Podcasts

Podcasts are a nice way to learn about new topics, pick up new ideas and hear the experiences of other testers and agile practitioners. I highly recommend the Testing Podcast site for informative interviews with a wide range of testing practitioners.

This interview with Michael Kircher of Software Engineering Radio was posted in June 2010 and can be found on testingpodcast.com as well, along with some other podcasts I’ve done in the past. Michael and I cover several topics ranging from the role of the tester in agile teams, over test automation strategy and regression testing, to continuous integration. I really enjoyed it because we got to talk for over an hour (though the podcast is not that long.)

4 comments on “Podcasts

  1. Lisa, thanks for promoting testingpodcast.com. I hope people find it useful. A lot of new podcasts on software testing should be added to the site soon (and a lot of podcasts are there already). If anybody is interested in helping out, just let me know.

  2. Listened to your SE radio podcast today (it was what lead me here to your blog!). I thought it was a great overview of agile as it relates to testers/QA. I’ll be pointing a few people towards it.

    At some point I would love to hear your insights on dealing with large external dependencies in automated regression tests. Say you’re testing a web front-end for a large retail system. It would talk to lots of enterprisey back-end systems, all out of your team’s influence. How do you automate that? Maybe there are some patterns out there, but I’ve failed to find them so far…

  3. Hi Pete, I’m glad you liked the podcast! Thanks for the feedback!

    I worked at eToys / KB Toys in 2002-2003, I’m not sure if that’s as large as you are thinking. It was indeed difficult to test things like verifying the front-end inventory matched the actual warehouse inventory – there was integration between them but it never worked correctly. We implemented Oracle Enterprise to manage everything from the front end to the supply chain. We also had to test business intelligence stuff. Oracle Enterprise had a lot of problems at the time, so that made everything more difficult. Also, we were not really an agile team. We did some agile practices, such as using customer tests to drive coding (but no unit-level TDD) and 2 week iterations.

    So, how did we automate? We were fairly successful given that there were almost no automated unit tests. We had Mercury Winrunner imposed upon us, so I hired a WinRunner expert to create and maintain some GUI regression tests. He did an awesome job and also trained the other testers on WinRunner. But there was a lot of testing that was costly to automate in WinRunner.

    The website was developed in Tcl (believe it or not). I heard Tcl was pretty good for scripting tests.

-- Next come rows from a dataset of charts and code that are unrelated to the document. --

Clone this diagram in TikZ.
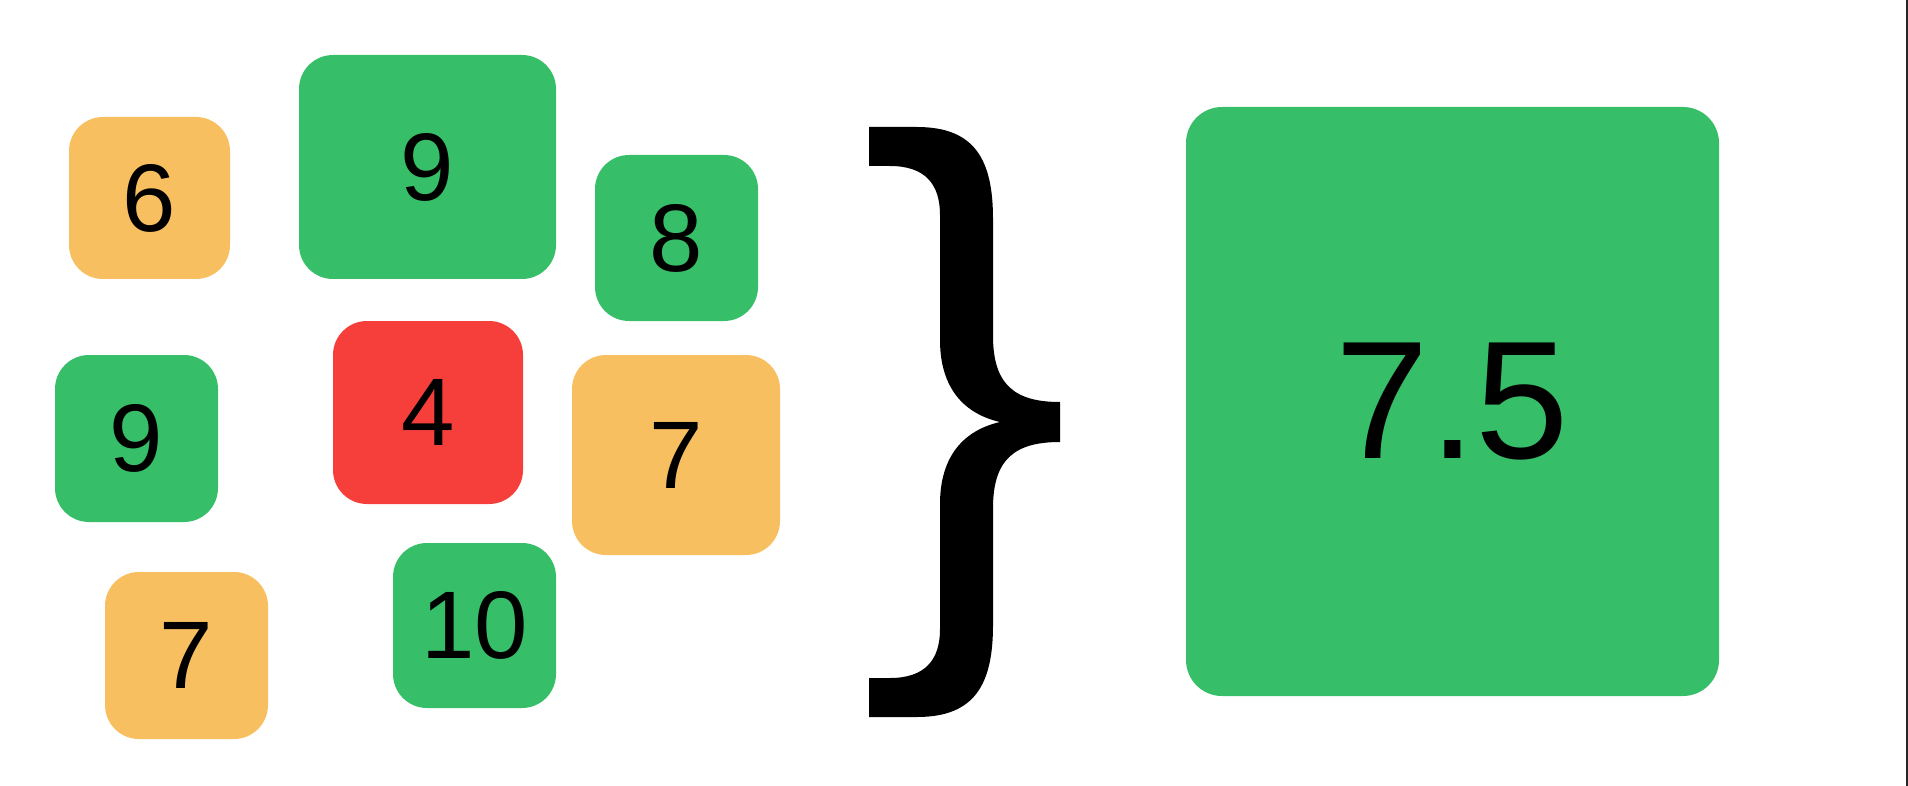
\documentclass[tikz,border=0pt]{standalone}
\usepackage{fontspec}
\setmainfont{Liberation Sans}
\usetikzlibrary{positioning}
\definecolor{goodgreen}{RGB}{55,190,105}
\definecolor{midorange}{RGB}{248,191,96}
\definecolor{badred}{RGB}{246,63,58}

\begin{document}
\begin{tikzpicture}[x=1pt,y=-1pt]
	\tikzset{
	  card/.style={rounded corners=34pt,inner sep=0pt,text=black,
		font=\fontsize{96}{96}\selectfont},
	  good/.style={card,fill=goodgreen},
	  fair/.style={card,fill=midorange},
	  poor/.style={card,fill=badred}
	}
	\useasboundingbox (0,0) rectangle (1908,786);
	%SCORES
	\node[fair,minimum width=161pt,minimum height=162pt] (six) at (149.5,198) {6};
	\node[good,minimum width=257pt,minimum height=224pt] (nineA) at (427.5,167) {9};
	\node[good,minimum width=163pt,minimum height=166pt] (eight) at (676.5,238) {8};
	\node[good,minimum width=163pt,minimum height=167pt] (nineB) at (136.5,438.5) {9};
	\node[poor,minimum width=190pt,minimum height=183pt] (four) at (428,412.5) {4};
	\node[fair,minimum width=208pt,minimum height=200pt] (sevenA) at (676,455) {7};
	\node[fair,minimum width=163pt,minimum height=167pt] (sevenB) at (186.5,655.5) {7};
	\node[good,minimum width=163pt,minimum height=165pt] (ten) at (474.5,625.5) {10};
	%BRACE
	\fill[black] (869,127) -- (917,127) .. controls (975,127) and (993,160) .. (993,219)
	  -- (993,336) .. controls (993,385) and (1015,402) .. (1060,402)
	  -- (1060,442) .. controls (1015,442) and (993,459) .. (993,508)
	  -- (993,625) .. controls (993,684) and (975,717) .. (917,717)
	  -- (869,717) -- (869,678) -- (890,678) .. controls (925,678) and (940,660) .. (940,629)
	  -- (940,504) .. controls (940,455) and (965,430) .. (1000,422)
	  .. controls (965,414) and (940,389) .. (940,340)
	  -- (940,215) .. controls (940,184) and (925,166) .. (890,166)
	  -- (869,166) -- cycle;
	%MEAN
	\node[good,rounded corners=36pt,minimum width=533pt,minimum height=589pt,
	  font=\fontsize{168}{168}\selectfont] (mean) at (1452.5,401.5) {7.5};
	%EDGE
	\draw[line width=2pt,black!85] (1907,0) -- (1907,786);
\end{tikzpicture}
\end{document}
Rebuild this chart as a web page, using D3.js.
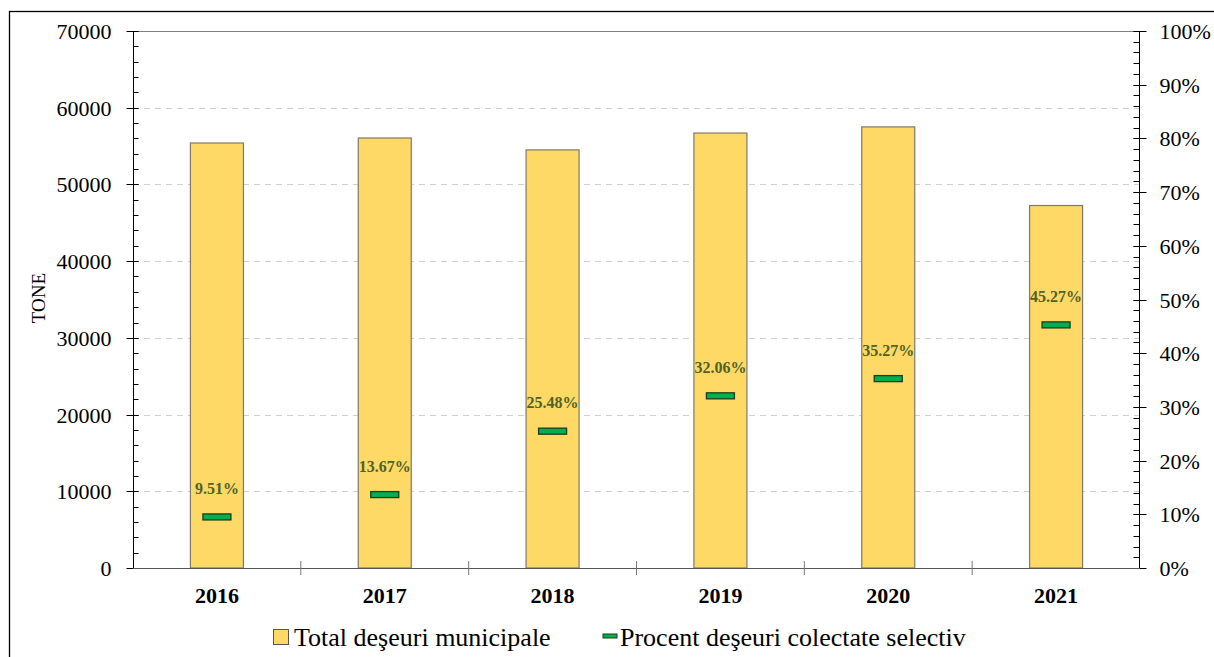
<!DOCTYPE html>
<html><head><meta charset="utf-8">
<script src="https://cdn.jsdelivr.net/npm/d3@7"></script>
<style>body{margin:0;background:#fff}svg{display:block;font-family:"Liberation Serif","Times New Roman",serif}</style>
</head><body>
<svg id="c" width="1214" height="657"></svg>
<script>
const years = ["2016","2017","2018","2019","2020","2021"];
const totalTone = [55400, 56050, 54500, 56700, 57500, 47250];
const pctSelectiv = [9.51, 13.67, 25.48, 32.06, 35.27, 45.27];
const leftTicks = [0,10000,20000,30000,40000,50000,60000,70000];
const rightTicks = [0,10,20,30,40,50,60,70,80,90,100];

const svg = d3.select("#c");
const L = 133, R = 1140, T = 31, B = 568;

// outer frame
svg.append("rect").attr("x",9.5).attr("y",11.5).attr("width",1230).attr("height",700)
  .attr("fill","none").attr("stroke","#000").attr("stroke-width",1.3);

const x = d3.scaleBand().domain(years).range([L,R]);
const y = d3.scaleLinear().domain([0,70000]).range([B,T]);
const y2 = d3.scaleLinear().domain([0,100]).range([B,T]);

// gridlines
svg.append("g").selectAll("line").data(leftTicks.filter(d=>d>0 && d<70000)).join("line")
  .attr("x1",L).attr("x2",R).attr("y1",d=>Math.round(y(d))+0.5).attr("y2",d=>Math.round(y(d))+0.5)
  .attr("stroke","#d0d0d0").attr("stroke-dasharray","6,5");
svg.append("line").attr("x1",L).attr("x2",R).attr("y1",y(70000)+0.5).attr("y2",y(70000)+0.5)
  .attr("stroke","#808080");

// bars
const bw = 53;
svg.append("g").selectAll("rect").data(years).join("rect")
  .attr("x",(d)=>x(d)+x.bandwidth()/2-bw/2)
  .attr("y",(d,i)=>y(totalTone[i]))
  .attr("width",bw).attr("height",(d,i)=>B-y(totalTone[i]))
  .attr("fill","#ffd966").attr("stroke","#7f7a66").attr("stroke-width",1.2);

// left axis
const gl = svg.append("g").attr("transform",`translate(${L+0.5},0)`);
gl.append("line").attr("y1",T).attr("y2",B).attr("stroke","#000");
const minorL = d3.range(0,70001,2000);
gl.selectAll(".mn").data(minorL).join("line").attr("x1",0).attr("x2",5)
  .attr("y1",d=>Math.round(y(d))+0.5).attr("y2",d=>Math.round(y(d))+0.5).attr("stroke","#000");
gl.selectAll(".mj").data(leftTicks).join("line").attr("x1",-7).attr("x2",5)
  .attr("y1",d=>Math.round(y(d))+0.5).attr("y2",d=>Math.round(y(d))+0.5).attr("stroke","#000");
gl.selectAll("text").data(leftTicks).join("text").attr("x",-22).attr("y",d=>y(d)+8)
  .attr("text-anchor","end").attr("font-size",22).attr("fill","#000")
  .text(d=>d);

// right axis
const gr = svg.append("g").attr("transform",`translate(${R-0.5},0)`);
gr.append("line").attr("y1",T).attr("y2",B).attr("stroke","#000");
const minorR = d3.range(0,101,2);
gr.selectAll(".mn").data(minorR).join("line").attr("x1",-6).attr("x2",0)
  .attr("y1",d=>Math.round(y2(d))+0.5).attr("y2",d=>Math.round(y2(d))+0.5).attr("stroke","#000");
gr.selectAll(".mj").data(rightTicks).join("line").attr("x1",-6).attr("x2",7)
  .attr("y1",d=>Math.round(y2(d))+0.5).attr("y2",d=>Math.round(y2(d))+0.5).attr("stroke","#000");
gr.selectAll("text").data(rightTicks).join("text").attr("x",20).attr("y",d=>y2(d)+8)
  .attr("font-size",22).attr("fill","#000")
  .text(d=>d+"%");

// x axis
svg.append("line").attr("x1",L).attr("x2",R).attr("y1",B+0.5).attr("y2",B+0.5).attr("stroke","#555").attr("stroke-width",1.2);
svg.append("g").selectAll("line").data(years.slice(1)).join("line")
  .attr("x1",d=>x(d)).attr("x2",d=>x(d)).attr("y1",B-7).attr("y2",B+7).attr("stroke","#777");
svg.append("g").selectAll("text").data(years).join("text")
  .attr("x",d=>x(d)+x.bandwidth()/2).attr("y",603).attr("text-anchor","middle")
  .attr("font-weight","bold").attr("font-size",22).text(d=>d);

// percent markers
const mw = 28, mh = 6;
svg.append("g").selectAll("rect").data(years).join("rect")
  .attr("x",d=>x(d)+x.bandwidth()/2-mw/2).attr("y",(d,i)=>y2(pctSelectiv[i])-mh/2)
  .attr("width",mw).attr("height",mh).attr("fill","#00b050").attr("stroke","#1e3a1e").attr("stroke-width",1.3);
svg.append("g").selectAll("text").data(years).join("text")
  .attr("x",d=>x(d)+x.bandwidth()/2).attr("y",(d,i)=>y2(pctSelectiv[i])-23)
  .attr("text-anchor","middle").attr("font-weight","bold").attr("font-size",16)
  .attr("fill","#4f6228").text((d,i)=>pctSelectiv[i].toFixed(2)+"%");

// y title
svg.append("text").attr("transform","translate(45,298) rotate(-90)").attr("text-anchor","middle")
  .attr("font-size",19).text("TONE");

// legend
svg.append("rect").attr("x",273.5).attr("y",629.5).attr("width",15).attr("height",15)
  .attr("fill","#ffd966").attr("stroke","#555");
svg.append("text").attr("x",294).attr("y",646).attr("font-size",26).text("Total deşeuri municipale");
svg.append("rect").attr("x",603).attr("y",634).attr("width",14).attr("height",4)
  .attr("fill","#00b050").attr("stroke","#1e3a1e").attr("stroke-width",1);
svg.append("text").attr("x",620).attr("y",646).attr("font-size",26).text("Procent deşeuri colectate selectiv");
</script>
</body></html>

So I bought a Tcl book and started writing test scripts in Tcl. When I had problems, the developers were willing to help me, since it was what they were coding in (whereas they would never have helped with a WinRunner test!) I was fairly successful at automating some scripts this way.

    We didn’t have any continuous integration. Nevertheless, we were able to keep up with testing. The dev team was fairly small, maybe 8 programmers, and we had 4 testers. The programmers, while they wouldn’t do TDD, were nevertheless good coders and did a good job. We were able to communicate closely with them. Of course, there was lots of chaos, long hours, and website crashes in the middle of the night. There were problems we could have easily solved, but the culture was such that they weren’t really interested in changing. Still, we were able to automate enough tests to keep up with development.